Veronica's blue chair

Almost without fail, the way this thing happened was that the student, bringing in work from an exercise, as my students did every week in response to some request from me, would at first keep something back, not want to show it. Sometimes it was intentional; they did not want to show it. Sometimes they forgot about it; it seemed too insignificant. Sometimes it was too vulnerable, too embarrassing to them.

But I could smell this thing happening. And when I did, I would urge, tease it out, say, no, please, that is just the one I want to see, please show it to us.

Then, often shyly, the person would bring this thing out. And that particular thing would turn out to be something remarkable, egoless, beautiful, the stuff I was looking for. I would pin it on the wall, and say, that one, that one after all, is the best of what we have today, that one is really worthwhile, that is the thing I am trying to teach you how to do.

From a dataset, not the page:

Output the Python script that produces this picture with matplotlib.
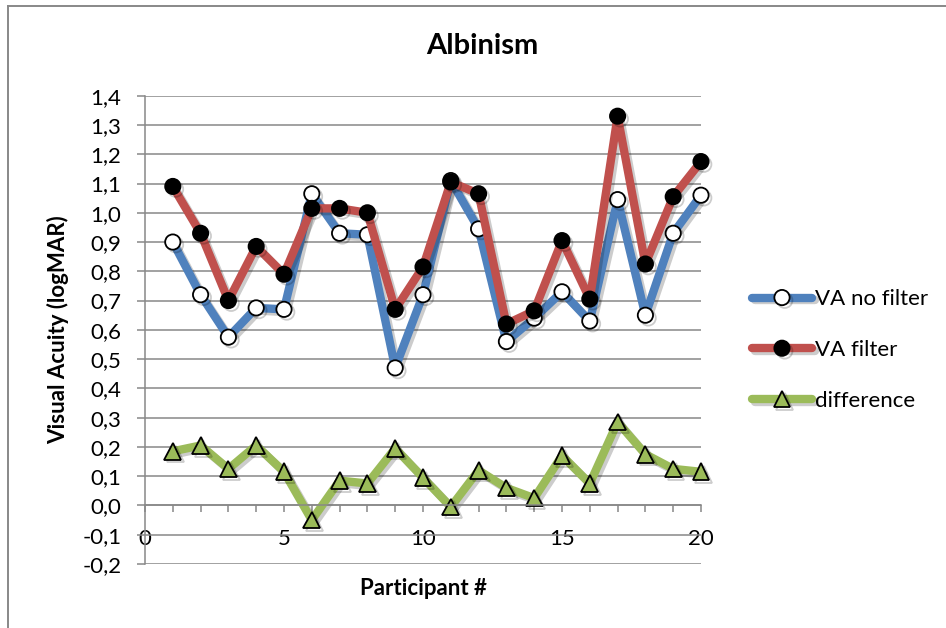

The reason this happened so many times is because of cause and effect. It was just because it was too vulnerable, and the maker knew it, that it was not brought out; or because it might be laughed at; or because it was so far from the beaten track, so utterly without pretension, that it was truly invisible to the person who made it, and he or she really did not know that it was good.

Of course, deep down, they always knew, and they flushed to the roots of their hair when I praised it, and pinned it up, and made everyone look at it, and called forth the shining quality it had, because it was so artless.


And the sketch itself, indeed, it had a nearly heart-stopping quality, something that reminded one of everything, childhood, essence, all wrapped up into one. And yet it was not childish at all.